The mangled antenna is the centrepiece, but note also the background: there are hundreds of international newspapers’ front pages published immediately after the attacks. It’s extremely interesting to see the different approaches – especially those that did not succumb to the most obvious (the fireball after the South Tower was hit, which a majority of papers picked, by default, it seems).

I remember the front page of the German news magazine “Der Spiegel” standing out in particular.
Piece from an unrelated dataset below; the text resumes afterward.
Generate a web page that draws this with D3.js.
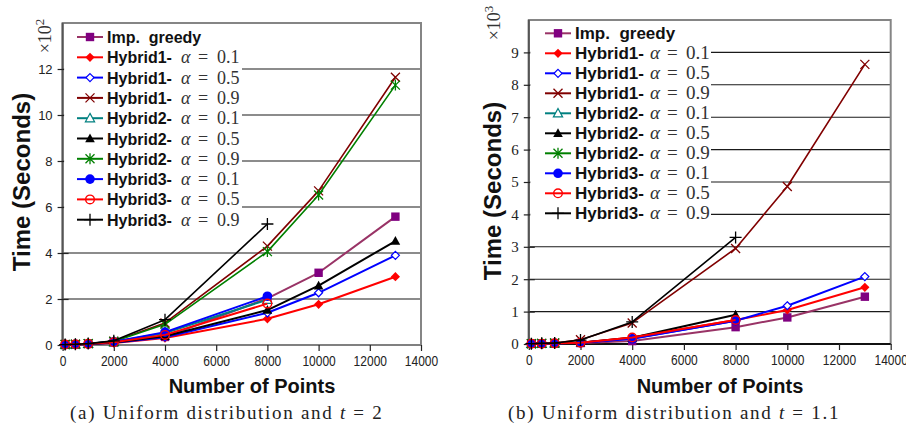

Instead of choosing a photo showing the devastation, the debris, ash-covered victims or so, it used a frame from the video footage of the second plane hitting the South Tower, namely the one just before it disappeared into the tower, i.e. the split-second before its impact changed the world (since it was only after the second plane had hit that it became absolutely obvious that this was an attack, not some big tragic accident).

 

 

statue of former Chilean president Salvador Allende outside the La Moneda palace in Santiago de Chile

Tuesday 11 September 2018

On this Day it’s 9/11. But this post is not about that 9/11 of the year 2001 in the USA. Instead it’s about another 9/11, an earlier one, and one in which the USA was not the victim but rather played its part on the side of the perpetrators.

This is a statue of Salvador Allende, the democratically elected socialist president of Chile, who on 11 September 1973 lost his life in the bloody coup staged by the Chilean military under general Augusto Pinochet (and with a good dose of assistance by the CIA!).
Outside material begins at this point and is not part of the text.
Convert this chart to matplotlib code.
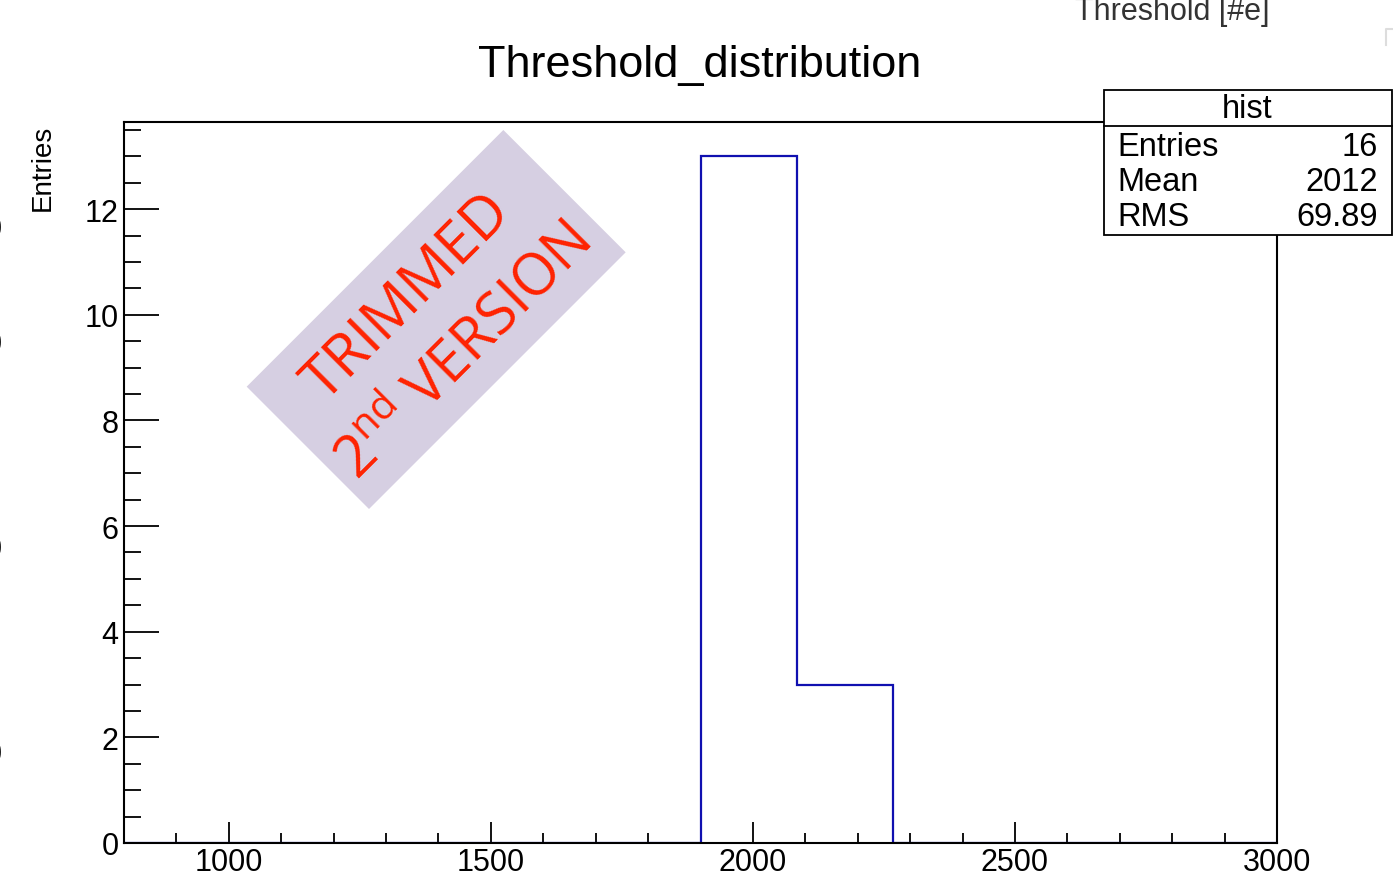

Whether he was assassinated or forced into suicide during the aerial attacks and subsequent storming of the presidential palace that day has long been a matter of debate – though after an exhumation and forensic examination it was officially concluded in 2012 that he must indeed have shot himself.

The statue seen in today’s photo stands right in front of the presidential palace La Moneda in Chile’s capital city of Santiago de Chile. In addition to Allende’s full name and his birth and death years it features a quote from Allende’s “farewell speech”, which was transmitted on radio directly from the palace during the coup, with gunshots and explosions audible in the background. In that speech, Allende already spoke of himself in the past tense but encouraged his people to keep up the fight for a better society. It took a long time, but Allende’s prediction, also made in that speech, that those dark days of military dictatorship wouldn’t last forever was ultimately borne out.

 

  

the Stars and Stripes flag flying at the ‘Ground Zero’ site in New York back in August 2002, before the first anniversary of the event …

 

Wednesday 11 September 2019

On this Day … need I even mention it? … it’s the 18th anniversary of the “9/11” attacks of 2001 that brought down the Twin Towers of the WTC in New York.

Today’s photo was taken at “Ground Zero” back in August 2002, i.e. less than one year after the event, when the place was still very visibly scarred from the disaster. The former WTC site itself was already a big hole in the ground and a construction site. Some neighbouring buildings, however, were still left in their damaged state, as the ones seen in this picture, whose façades were still covered in tarps and netting. I found the flag waving against this background quite iconic at the time.

Today, of course, the damage has either been repaired or the destroyed buildings have been replaced … No damage is visible any more. And at the site of the WTC’s footprint is now one of the most-visited memorials in the world, the National 9/11 Memorial & Museum, also the most expensive such complex ever constructed.